17 de noviembre de 2016
El 17 de mayo (cuando empezamos a hablar) yo escribía un poema que no trataba de ti. Había una mujer tumbada en una alfombra; el cielo era sintético, improbable, de cloro. Ella decía: no estás solo, G; imagina los ventanales de aquel edificio como un calendario de adviento a escala humana. Una semana antes de ti, la alfombra y la mujer eran reales, de fibras. La mujer había traído un niño de la mano; caminaba inclinado y vestía de fucsia. El niño era tan solo una maleta. Los días de visita resultaban triviales. Su lengua colgante, su cabeza larga. Un día me preguntó por el amor. “Los sentimientos por fortuna no son inteligentes”, dije. “Nosotros tampoco”, añadió ella. Más allá de la charla, el éxito y fracaso de nuestro tiempo juntos dependía únicamente de la estrechez y el grosor. El amor físico es una simple combinación de fricciones. Los martes por la noche siempre hablaba de ella. De ella y de las otras. Mis interlocutores esbozaban una sonrisa incómoda. Luego nombraban a sus padres, el miedo a recaer, la paz mundial. Los días que me escribías yo miraba en tu foto esa cara flexible. Parecías maquillada con vitaminas.
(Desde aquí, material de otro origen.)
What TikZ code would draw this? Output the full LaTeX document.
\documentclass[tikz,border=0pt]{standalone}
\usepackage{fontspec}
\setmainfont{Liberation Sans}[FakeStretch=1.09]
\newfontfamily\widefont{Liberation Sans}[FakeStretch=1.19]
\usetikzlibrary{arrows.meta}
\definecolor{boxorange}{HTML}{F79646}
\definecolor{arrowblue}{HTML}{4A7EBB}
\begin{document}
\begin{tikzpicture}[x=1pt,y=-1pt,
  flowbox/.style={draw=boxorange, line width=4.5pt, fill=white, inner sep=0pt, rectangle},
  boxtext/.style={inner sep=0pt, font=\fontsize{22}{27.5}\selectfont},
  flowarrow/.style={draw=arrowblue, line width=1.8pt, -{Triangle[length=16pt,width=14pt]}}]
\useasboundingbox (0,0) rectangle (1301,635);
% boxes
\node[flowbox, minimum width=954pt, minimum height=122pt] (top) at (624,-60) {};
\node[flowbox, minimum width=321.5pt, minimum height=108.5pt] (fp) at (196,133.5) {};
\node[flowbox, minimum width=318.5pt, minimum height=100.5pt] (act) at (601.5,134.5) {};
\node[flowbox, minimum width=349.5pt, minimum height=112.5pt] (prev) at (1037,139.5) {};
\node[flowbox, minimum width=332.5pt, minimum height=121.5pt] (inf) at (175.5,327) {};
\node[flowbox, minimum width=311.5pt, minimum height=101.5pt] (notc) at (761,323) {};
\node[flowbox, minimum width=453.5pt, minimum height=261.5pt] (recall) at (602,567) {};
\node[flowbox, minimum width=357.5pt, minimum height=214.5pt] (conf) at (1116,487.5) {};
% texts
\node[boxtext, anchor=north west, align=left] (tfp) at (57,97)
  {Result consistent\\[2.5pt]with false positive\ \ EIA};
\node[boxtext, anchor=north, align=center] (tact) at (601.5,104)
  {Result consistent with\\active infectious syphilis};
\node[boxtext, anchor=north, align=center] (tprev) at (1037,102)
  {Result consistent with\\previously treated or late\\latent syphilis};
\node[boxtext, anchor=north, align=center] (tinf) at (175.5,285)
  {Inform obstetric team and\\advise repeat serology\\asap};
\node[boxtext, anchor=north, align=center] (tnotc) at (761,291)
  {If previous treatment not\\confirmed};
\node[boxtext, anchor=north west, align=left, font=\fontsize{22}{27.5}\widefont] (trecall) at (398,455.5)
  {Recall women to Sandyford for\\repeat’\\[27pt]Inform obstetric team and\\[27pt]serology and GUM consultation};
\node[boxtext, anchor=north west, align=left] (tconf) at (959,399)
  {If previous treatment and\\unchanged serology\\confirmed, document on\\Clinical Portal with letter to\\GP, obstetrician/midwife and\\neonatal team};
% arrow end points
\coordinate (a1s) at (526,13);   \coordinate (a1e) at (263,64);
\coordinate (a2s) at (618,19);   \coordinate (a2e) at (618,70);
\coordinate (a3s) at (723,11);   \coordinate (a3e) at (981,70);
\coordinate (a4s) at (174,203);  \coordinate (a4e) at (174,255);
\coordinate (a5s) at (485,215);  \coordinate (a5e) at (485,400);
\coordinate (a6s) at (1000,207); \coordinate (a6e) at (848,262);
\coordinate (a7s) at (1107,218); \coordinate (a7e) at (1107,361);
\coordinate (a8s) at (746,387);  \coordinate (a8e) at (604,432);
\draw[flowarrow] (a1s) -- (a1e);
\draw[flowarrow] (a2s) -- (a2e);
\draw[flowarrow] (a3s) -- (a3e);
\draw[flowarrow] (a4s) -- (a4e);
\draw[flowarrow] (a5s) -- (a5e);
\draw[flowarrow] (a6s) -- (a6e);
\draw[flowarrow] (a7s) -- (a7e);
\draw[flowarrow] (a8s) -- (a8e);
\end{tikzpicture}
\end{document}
Un amigo me contó su cáncer de laringe y le dije perdona, una muchacha negra está buscando sus bragas por toda la casa y tiene que subirse a un avión. Mi amigo ya no estaba cuando volví a escribirle (habían pasado cinco minutos o dos años). Meses antes de ti alguien me dijo: amor, tus testículos son bulldogs, un sinvivir vertical. Alguien me dijo: eres un fardo, G., extremadamente valioso pero imposible de colocar. Ayer el cielo era sintético, improbable, cobrizo. El cielo era una sopa de natillas. La mujer de la maleta apuntó a los juguetes. Dijo: “tú limpias el culo de tu hijo pero él te limpia el alma”. La noche que te despediste me puse a temblar como un bebé buey. Temporalmente, dijiste, permanentemente. Entonces Blanca pronunció tu nombre porque es el nombre de alguien que conoce. Tres días atrás Keats estaba en su mejor momento con Fanny y eso me hizo creer en el futuro. Un instante más tarde la garganta de Keats era lo más parecido a un aspersor de sangre; le enterraron, adiós. La noche que te despediste no logré conectar con ninguna fuente de amor. Tú vivías al borde de tu próxima vida. Habías empleado tanto esfuerzo en marcharte que no existía un modo de que te echases atrás.
A las seis de la mañana repetí tu nombre.
El cielo amaneció como un pelícano acostado.
Había dicho adiós a toda clase de esperanza.